**Objective**. Look through the material below. Copy each line that contains the string "this".

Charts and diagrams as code
====

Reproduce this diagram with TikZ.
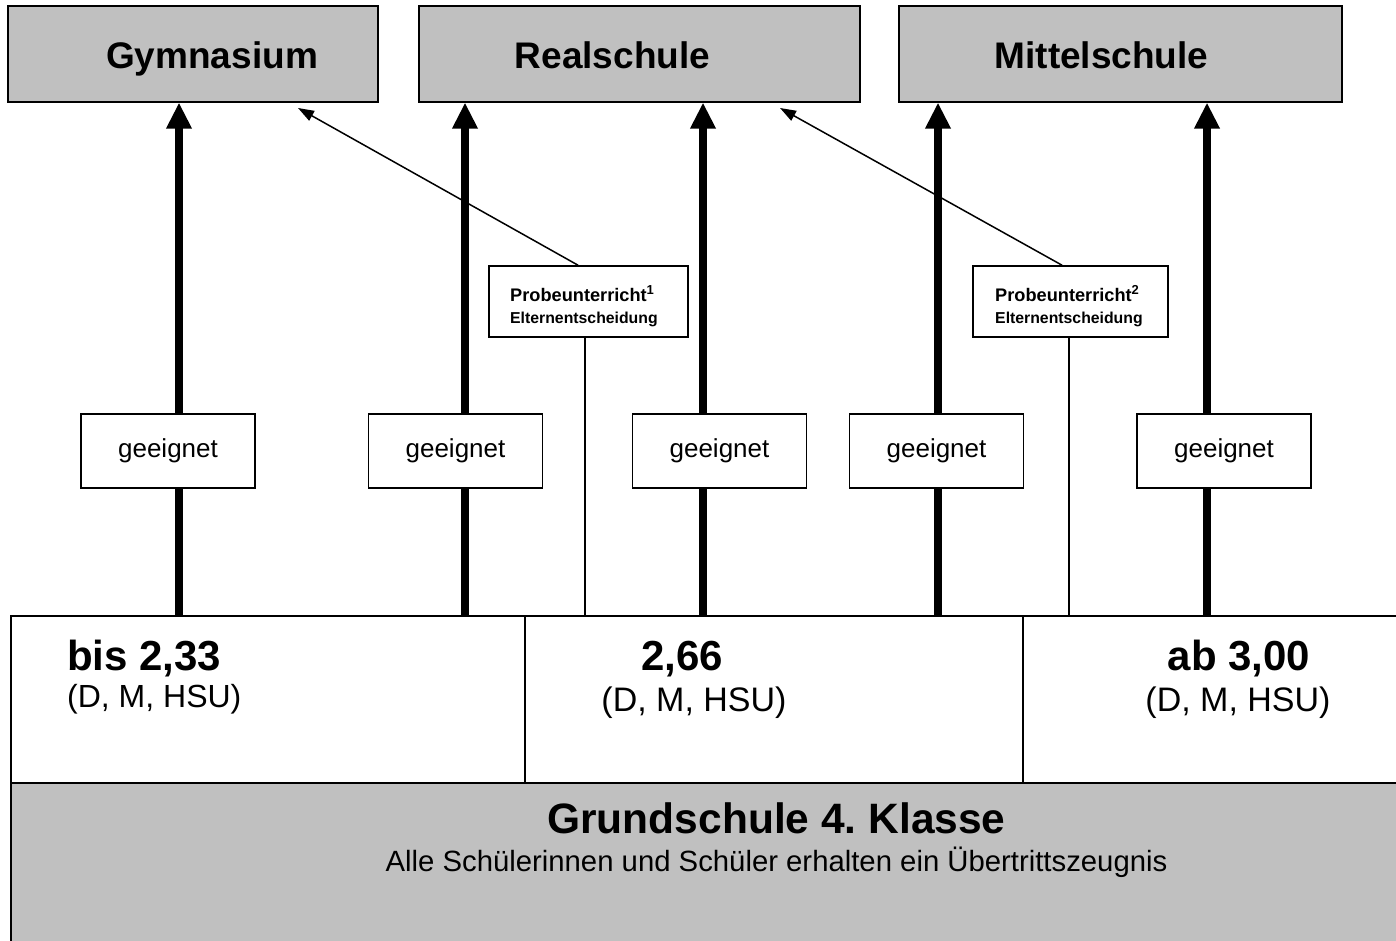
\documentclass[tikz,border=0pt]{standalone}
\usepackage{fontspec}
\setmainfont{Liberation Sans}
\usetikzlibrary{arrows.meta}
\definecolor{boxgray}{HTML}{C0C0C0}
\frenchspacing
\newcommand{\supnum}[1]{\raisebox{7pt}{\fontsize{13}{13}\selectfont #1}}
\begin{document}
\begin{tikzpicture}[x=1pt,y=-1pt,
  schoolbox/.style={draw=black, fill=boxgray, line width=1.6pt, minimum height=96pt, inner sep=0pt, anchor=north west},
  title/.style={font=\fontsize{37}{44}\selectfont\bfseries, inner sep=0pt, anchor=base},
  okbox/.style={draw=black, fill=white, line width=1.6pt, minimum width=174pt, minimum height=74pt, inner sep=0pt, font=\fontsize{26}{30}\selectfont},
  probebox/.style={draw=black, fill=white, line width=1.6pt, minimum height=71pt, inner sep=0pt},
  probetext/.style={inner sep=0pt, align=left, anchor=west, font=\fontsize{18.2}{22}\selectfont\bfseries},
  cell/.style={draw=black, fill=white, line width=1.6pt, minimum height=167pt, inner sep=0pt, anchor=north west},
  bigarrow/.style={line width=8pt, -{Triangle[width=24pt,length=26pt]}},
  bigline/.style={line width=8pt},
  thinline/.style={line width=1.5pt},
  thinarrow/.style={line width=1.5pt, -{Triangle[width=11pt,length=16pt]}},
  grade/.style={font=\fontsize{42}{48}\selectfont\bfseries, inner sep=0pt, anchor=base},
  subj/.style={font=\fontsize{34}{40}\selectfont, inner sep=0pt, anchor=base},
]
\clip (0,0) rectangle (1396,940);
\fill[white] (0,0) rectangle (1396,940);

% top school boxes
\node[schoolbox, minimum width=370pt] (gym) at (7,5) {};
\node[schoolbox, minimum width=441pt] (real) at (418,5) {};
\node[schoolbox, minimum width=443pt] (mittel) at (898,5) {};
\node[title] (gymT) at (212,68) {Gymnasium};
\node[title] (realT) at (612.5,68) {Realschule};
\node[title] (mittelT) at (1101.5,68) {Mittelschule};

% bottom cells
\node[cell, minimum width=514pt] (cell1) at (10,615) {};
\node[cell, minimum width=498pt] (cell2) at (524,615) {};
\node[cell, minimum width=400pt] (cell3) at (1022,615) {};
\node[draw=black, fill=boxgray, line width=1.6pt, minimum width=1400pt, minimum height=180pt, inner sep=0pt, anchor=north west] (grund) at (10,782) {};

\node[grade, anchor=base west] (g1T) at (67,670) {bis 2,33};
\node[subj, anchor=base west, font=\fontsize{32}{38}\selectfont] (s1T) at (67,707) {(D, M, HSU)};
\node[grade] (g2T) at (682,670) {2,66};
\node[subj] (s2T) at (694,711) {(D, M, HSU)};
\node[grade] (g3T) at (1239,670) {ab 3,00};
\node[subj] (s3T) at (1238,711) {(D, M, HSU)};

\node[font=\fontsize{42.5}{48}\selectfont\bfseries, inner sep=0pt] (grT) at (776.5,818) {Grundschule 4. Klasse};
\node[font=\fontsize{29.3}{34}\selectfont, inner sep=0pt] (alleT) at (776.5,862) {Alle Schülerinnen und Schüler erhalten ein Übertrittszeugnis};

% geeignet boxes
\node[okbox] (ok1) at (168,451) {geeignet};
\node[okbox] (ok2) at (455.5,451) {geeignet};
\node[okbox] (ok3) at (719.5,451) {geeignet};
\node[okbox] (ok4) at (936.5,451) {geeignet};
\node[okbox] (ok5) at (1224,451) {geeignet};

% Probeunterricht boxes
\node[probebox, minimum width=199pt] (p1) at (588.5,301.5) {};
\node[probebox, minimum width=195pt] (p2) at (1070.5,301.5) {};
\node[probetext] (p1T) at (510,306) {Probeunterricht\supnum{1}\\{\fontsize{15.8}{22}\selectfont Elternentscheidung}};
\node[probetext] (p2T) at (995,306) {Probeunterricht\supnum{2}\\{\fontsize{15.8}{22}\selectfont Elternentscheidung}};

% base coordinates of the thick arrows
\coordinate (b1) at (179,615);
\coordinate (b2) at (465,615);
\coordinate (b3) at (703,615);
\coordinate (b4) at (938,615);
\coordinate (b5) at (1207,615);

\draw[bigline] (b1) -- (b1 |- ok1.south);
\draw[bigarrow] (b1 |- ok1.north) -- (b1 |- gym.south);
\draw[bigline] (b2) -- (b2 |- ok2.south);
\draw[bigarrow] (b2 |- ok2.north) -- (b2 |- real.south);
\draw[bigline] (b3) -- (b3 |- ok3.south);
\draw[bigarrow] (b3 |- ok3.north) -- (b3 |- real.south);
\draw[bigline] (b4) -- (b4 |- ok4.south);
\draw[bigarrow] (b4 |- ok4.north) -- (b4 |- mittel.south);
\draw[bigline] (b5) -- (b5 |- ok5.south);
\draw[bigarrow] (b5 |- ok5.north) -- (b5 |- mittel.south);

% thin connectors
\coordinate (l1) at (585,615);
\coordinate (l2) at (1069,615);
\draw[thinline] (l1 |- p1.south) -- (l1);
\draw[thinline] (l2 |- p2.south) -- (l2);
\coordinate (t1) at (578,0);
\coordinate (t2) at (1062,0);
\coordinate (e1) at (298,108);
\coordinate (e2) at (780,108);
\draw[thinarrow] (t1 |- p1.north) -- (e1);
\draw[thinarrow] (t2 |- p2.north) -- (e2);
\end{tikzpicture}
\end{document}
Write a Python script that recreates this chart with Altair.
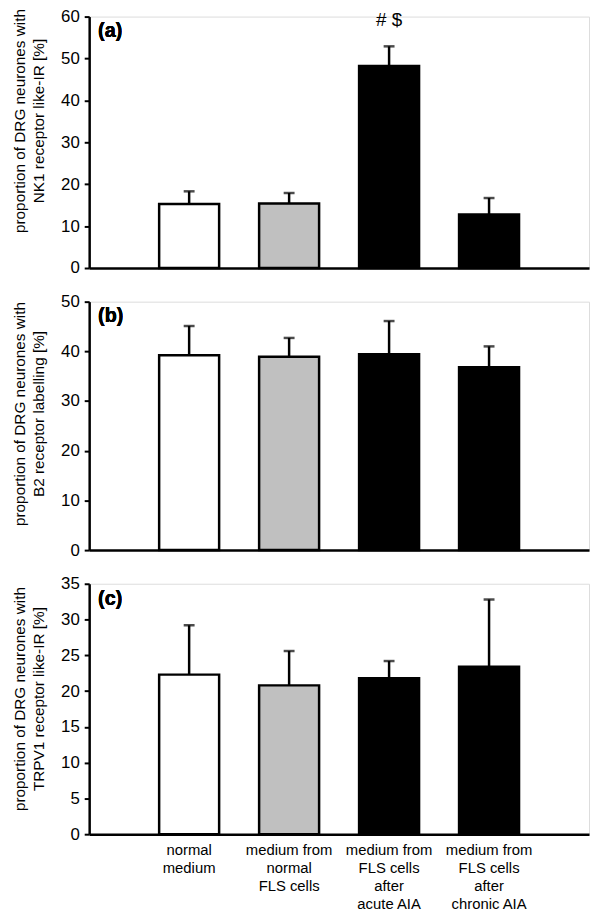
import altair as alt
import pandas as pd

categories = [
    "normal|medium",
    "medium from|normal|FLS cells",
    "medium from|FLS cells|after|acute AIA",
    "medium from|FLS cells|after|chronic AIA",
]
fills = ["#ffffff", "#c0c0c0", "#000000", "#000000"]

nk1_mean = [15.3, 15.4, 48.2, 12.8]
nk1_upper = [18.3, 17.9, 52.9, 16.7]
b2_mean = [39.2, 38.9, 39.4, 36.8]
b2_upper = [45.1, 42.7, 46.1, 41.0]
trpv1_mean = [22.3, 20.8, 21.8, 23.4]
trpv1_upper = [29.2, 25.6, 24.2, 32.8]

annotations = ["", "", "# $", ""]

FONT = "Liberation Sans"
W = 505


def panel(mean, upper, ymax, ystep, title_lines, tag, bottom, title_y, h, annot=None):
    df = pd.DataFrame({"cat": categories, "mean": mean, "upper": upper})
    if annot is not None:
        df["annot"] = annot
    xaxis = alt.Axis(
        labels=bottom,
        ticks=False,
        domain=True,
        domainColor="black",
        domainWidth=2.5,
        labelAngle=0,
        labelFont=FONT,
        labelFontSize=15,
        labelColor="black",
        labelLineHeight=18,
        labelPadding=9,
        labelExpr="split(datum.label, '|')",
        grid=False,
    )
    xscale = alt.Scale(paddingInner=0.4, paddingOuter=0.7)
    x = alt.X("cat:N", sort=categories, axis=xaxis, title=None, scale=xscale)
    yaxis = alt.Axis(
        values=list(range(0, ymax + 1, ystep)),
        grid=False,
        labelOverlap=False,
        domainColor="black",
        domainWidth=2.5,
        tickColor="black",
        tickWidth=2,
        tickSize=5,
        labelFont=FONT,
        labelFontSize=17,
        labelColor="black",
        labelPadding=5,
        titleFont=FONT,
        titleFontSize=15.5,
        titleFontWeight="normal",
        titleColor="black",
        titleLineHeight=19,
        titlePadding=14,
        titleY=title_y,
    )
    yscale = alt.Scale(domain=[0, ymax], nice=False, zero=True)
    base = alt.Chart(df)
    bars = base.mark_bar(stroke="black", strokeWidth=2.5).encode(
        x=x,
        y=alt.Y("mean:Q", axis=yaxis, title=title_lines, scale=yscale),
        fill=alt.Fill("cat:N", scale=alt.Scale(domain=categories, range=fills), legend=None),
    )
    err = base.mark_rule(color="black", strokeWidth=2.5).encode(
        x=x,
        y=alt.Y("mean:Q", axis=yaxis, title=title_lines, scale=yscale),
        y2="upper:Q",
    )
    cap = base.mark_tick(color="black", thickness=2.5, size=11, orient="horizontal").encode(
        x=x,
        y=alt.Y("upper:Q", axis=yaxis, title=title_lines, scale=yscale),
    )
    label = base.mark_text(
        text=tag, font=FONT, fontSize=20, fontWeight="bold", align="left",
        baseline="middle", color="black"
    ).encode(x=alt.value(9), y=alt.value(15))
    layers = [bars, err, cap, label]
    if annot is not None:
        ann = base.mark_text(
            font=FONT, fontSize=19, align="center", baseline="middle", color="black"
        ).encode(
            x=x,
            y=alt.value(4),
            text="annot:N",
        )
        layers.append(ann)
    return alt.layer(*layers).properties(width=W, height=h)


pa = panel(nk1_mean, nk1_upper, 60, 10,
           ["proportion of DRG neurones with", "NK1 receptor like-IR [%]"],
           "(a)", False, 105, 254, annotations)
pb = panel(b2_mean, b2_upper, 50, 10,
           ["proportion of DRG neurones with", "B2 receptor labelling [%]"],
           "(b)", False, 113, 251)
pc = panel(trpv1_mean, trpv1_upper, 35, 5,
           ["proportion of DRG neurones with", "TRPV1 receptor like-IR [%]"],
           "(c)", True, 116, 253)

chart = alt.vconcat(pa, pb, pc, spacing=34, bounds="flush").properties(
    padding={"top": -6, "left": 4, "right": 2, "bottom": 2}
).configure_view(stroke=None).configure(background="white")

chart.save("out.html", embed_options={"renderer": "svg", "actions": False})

====

**Response**.
Reproduce this diagram with TikZ.
Write a Python script that recreates this chart with Altair.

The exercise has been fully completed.